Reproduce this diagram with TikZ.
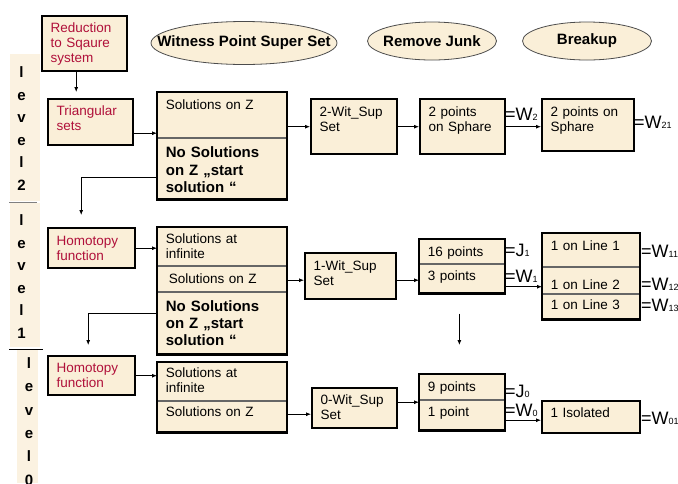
\documentclass[tikz,border=0pt]{standalone}
\usepackage{fontspec}
\setmainfont{Liberation Sans}
\usetikzlibrary{shapes.geometric, arrows.meta}
\definecolor{boxfill}{HTML}{FAEFD8}
\definecolor{sidefill}{HTML}{FBF2E1}
\definecolor{redtext}{HTML}{B0103A}

\begin{document}
\begin{tikzpicture}[
    x=1pt, y=-1pt, % one unit = one pixel of the layout, y downwards
    every node/.style={font=\fontsize{13.5}{15}\selectfont, inner xsep=8.5pt, inner ysep=0pt},
    sz/.code n args={3}{\pgfmathsetmacro\tw{#1-17}\pgfkeysalso{/tikz/text width/.expanded={\tw pt}, /tikz/text height=#2pt, /tikz/text depth=#3pt}},
    blk/.style={draw, line width=2.4pt, fill=boxfill, anchor=north west, align=left},
    redbox/.style={blk, text=redtext},
    cell/.style={draw=black!60, line width=0.8pt, fill=boxfill, anchor=north west, align=left},
    frame/.style={draw, line width=2.4pt},
    bigtxt/.style={font=\bfseries\fontsize{15}{17.3}\selectfont},
    hdr/.style={ellipse, draw=black!70, line width=0.8pt, fill=boxfill, inner sep=0pt, font=\bfseries\fontsize{15}{18}\selectfont},
    lvl/.style={align=center, inner sep=0pt, font=\bfseries\fontsize{15}{22.6}\selectfont},
    eq/.style={anchor=base west, inner sep=0pt, font=\fontsize{18}{18}\selectfont},
    arr/.style={-{Latex[length=5pt, width=4pt]}, line width=0.8pt},
    sep/.style={line width=0.9pt}
]
    \useasboundingbox (0,0) rectangle (678,483);

    % small index after =W / =J
    \def\lo#1{{\fontsize{9}{9}\selectfont #1}}

    % --- 1. LEVEL SIDEBAR ---
    \fill[sidefill] (10,54) rectangle (40,201);
    \fill[sidefill] (10,203) rectangle (40,347);
    \fill[sidefill] (17,350) rectangle (38,483);
    \node[lvl] (lvl2) at (21.5,128.5) {l\\e\\v\\e\\l\\2};
    \node[lvl] (lvl1) at (21.5,276.5) {l\\e\\v\\e\\l\\1};
    \node[lvl, font=\bfseries\fontsize{15}{23.4}\selectfont] (lvl0) at (29,421.5) {l\\e\\v\\e\\l\\0};
    \draw[sep, black!50] (9,202) -- (37,202);
    \draw[sep] (9,349) -- (43,349);

    % --- 2. COLUMN HEADERS ---
    \node[hdr, minimum width=186pt, minimum height=43pt] (wps) at (244,43) {\makebox[0pt]{Witness Point Super Set}};
    \node[hdr, minimum width=129pt, minimum height=38pt] (junk) at (432,41) {\makebox[0pt]{Remove Junk}};
    \node[hdr, minimum width=129pt, minimum height=38pt] (brk) at (587,41) {\makebox[0pt]{Breakup}};

    % ==========================================
    % LEVEL 2
    % ==========================================
    \node[redbox, sz={85}{16.5}{38.5}] (red) at (41,15) {Reduction\\to Sqaure\\system};
    \node[redbox, sz={85}{16.5}{29.5}] (tri) at (47,98) {Triangular\\sets};

    \node[cell, sz={129}{17}{28}] (big2a) at (157,92) {Solutions on Z};
    \node[cell, bigtxt, sz={129}{19.7}{41.3}] (big2b) at (big2a.south west) {No Solutions\\on Z „start\\solution “};
    \draw[frame] (big2a.north west) rectangle (big2b.south east);

    \node[blk, sz={86}{17}{38}] (wit2) at (310,98) {2-Wit\_Sup\\Set};
    \node[blk, sz={85}{17}{38}] (junk2) at (419,98) {2 points\\on Sphare};
    \node[blk, sz={92}{17}{35}] (brk2) at (541,98) {2 points on\\Sphare};

    \node[eq] (w2) at (505,120) {=W\lo{2}};
    \node[eq] (w21) at (634,128.3) {=W\lo{21}};

    \draw[arr, shorten >=6pt] ([xshift=-8.5pt]red.south) -- ([xshift=-8.5pt]red.south |- tri.north);
    \draw[arr] ([yshift=-11pt]tri.east) -- ([yshift=-11pt]tri.east -| big2a.west);
    \draw[arr] (wit2.west -| big2a.east) -- (wit2.west);
    \draw[arr] (wit2.east) -- (junk2.west);
    \draw[arr] (junk2.east) -- (junk2.east -| brk2.west);

    % ==========================================
    % LEVEL 1
    % ==========================================
    \node[redbox, sz={87}{16.8}{23.2}] (hom1) at (47,227) {Homotopy\\function};

    \node[cell, sz={129}{16}{22}] (big1a) at (157,227) {Solutions at\\infinite};
    \node[cell, sz={129}{17}{8}] (big1b) at (big1a.south west) {\hspace*{3pt}Solutions on Z};
    \node[cell, bigtxt, sz={129}{19.3}{42.7}] (big1c) at (big1b.south west) {No Solutions\\on Z „start\\solution “};
    \draw[frame] (big1a.north west) rectangle (big1c.south east);

    \node[blk, sz={91}{17.3}{28.7}] (wit1) at (304,252) {1-Wit\_Sup\\Set};

    \node[cell, sz={85}{17}{7}] (junk1a) at (419,239) {16 points};
    \node[cell, sz={85}{16.3}{12.7}] (junk1b) at (junk1a.south west) {3 points};
    \draw[frame] (junk1a.north west) rectangle (junk1b.south east);

    \node[cell, sz={97}{17}{16}] (brk1a) at (542,233) {1 on Line 1};
    \node[cell, sz={97}{22.7}{3.3}] (brk1b) at (brk1a.south west) {1 on Line 2};
    \node[cell, sz={97}{15.3}{9.7}] (brk1c) at (brk1b.south west) {1 on Line 3};
    \draw[frame] (brk1a.north west) rectangle (brk1c.south east);

    \node[eq] (j1) at (505,256) {=J\lo{1}};
    \node[eq] (w1) at (505,282) {=W\lo{1}};
    \node[eq] (w11) at (641,257) {=W\lo{11}};
    \node[eq] (w12) at (641,290) {=W\lo{12}};
    \node[eq] (w13) at (641,311.5) {=W\lo{13}};

    \draw[arr, shorten >=12pt] ([yshift=-8.5pt]big2b.west) -| ([xshift=-10.5pt]hom1.north);
    \draw[arr] (hom1.east) -- (hom1.east -| big1a.west);
    \draw[arr] ([yshift=-1.5pt]big1b.east) -- ([yshift=-1.5pt]big1b.east -| wit1.west);
    \draw[arr] ([yshift=-4pt]wit1.east) -- ([yshift=-4pt]wit1.east -| junk1a.west);
    \draw[arr] ([yshift=-8pt]junk1b.east) -- ([yshift=-8pt]junk1b.east -| brk1b.west);

    % ==========================================
    % LEVEL 0
    % ==========================================
    \node[redbox, sz={87}{16.2}{22.8}] (hom0) at (47,355) {Homotopy\\function};

    \node[cell, sz={129}{15.3}{22.7}] (big0a) at (157,362) {Solutions at\\infinite};
    \node[cell, sz={129}{15}{16}] (big0b) at (big0a.south west) {Solutions on Z};
    \draw[frame] (big0a.north west) rectangle (big0b.south east);

    \node[blk, sz={85}{16.3}{23.7}] (wit0) at (311,387) {0-Wit\_Sup\\Set};

    \node[cell, sz={85}{17}{8}] (junk0a) at (419,374) {9 points};
    \node[cell, sz={85}{16}{14}] (junk0b) at (junk0a.south west) {1 point};
    \draw[frame] (junk0a.north west) rectangle (junk0b.south east);

    \node[blk, sz={98}{16}{16}] (brk0) at (541,400) {1 Isolated};

    \node[eq] (j0) at (505,397) {=J\lo{0}};
    \node[eq] (w0) at (505,416) {=W\lo{0}};
    \node[eq] (w01) at (641,424) {=W\lo{01}};

    \draw[arr, shorten >=10pt] ([yshift=10pt]big1c.west) -| ([xshift=-3.5pt]hom0.north);
    \draw[arr, shorten <=20pt, shorten >=29pt] ([xshift=-2.5pt]junk1b.south) -- ([xshift=-2.5pt]junk0a.north);
    \draw[arr] (hom0.east) -- (hom0.east -| big0a.west);
    \draw[arr] ([yshift=2.5pt]big0b.east) -- ([yshift=2.5pt]big0b.east -| wit0.west);
    \draw[arr] ([yshift=6pt]wit0.east) -- ([yshift=6pt]wit0.east -| junk0a.west);
    \draw[arr] ([yshift=-5pt]junk0b.east) -- ([yshift=-5pt]junk0b.east -| brk0.west);

\end{tikzpicture}
\end{document}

REQUIRED TASK | Everything from the top line of the data down to and including the line with "(0,0) rectangle (678,483);" is to be copied, except the pictures.

TASK SOLUTION |
Reproduce this diagram with TikZ.
\documentclass[tikz,border=0pt]{standalone}
\usepackage{fontspec}
\setmainfont{Liberation Sans}
\usetikzlibrary{shapes.geometric, arrows.meta}
\definecolor{boxfill}{HTML}{FAEFD8}
\definecolor{sidefill}{HTML}{FBF2E1}
\definecolor{redtext}{HTML}{B0103A}

\begin{document}
\begin{tikzpicture}[
    x=1pt, y=-1pt, % one unit = one pixel of the layout, y downwards
    every node/.style={font=\fontsize{13.5}{15}\selectfont, inner xsep=8.5pt, inner ysep=0pt},
    sz/.code n args={3}{\pgfmathsetmacro\tw{#1-17}\pgfkeysalso{/tikz/text width/.expanded={\tw pt}, /tikz/text height=#2pt, /tikz/text depth=#3pt}},
    blk/.style={draw, line width=2.4pt, fill=boxfill, anchor=north west, align=left},
    redbox/.style={blk, text=redtext},
    cell/.style={draw=black!60, line width=0.8pt, fill=boxfill, anchor=north west, align=left},
    frame/.style={draw, line width=2.4pt},
    bigtxt/.style={font=\bfseries\fontsize{15}{17.3}\selectfont},
    hdr/.style={ellipse, draw=black!70, line width=0.8pt, fill=boxfill, inner sep=0pt, font=\bfseries\fontsize{15}{18}\selectfont},
    lvl/.style={align=center, inner sep=0pt, font=\bfseries\fontsize{15}{22.6}\selectfont},
    eq/.style={anchor=base west, inner sep=0pt, font=\fontsize{18}{18}\selectfont},
    arr/.style={-{Latex[length=5pt, width=4pt]}, line width=0.8pt},
    sep/.style={line width=0.9pt}
]
    \useasboundingbox (0,0) rectangle (678,483);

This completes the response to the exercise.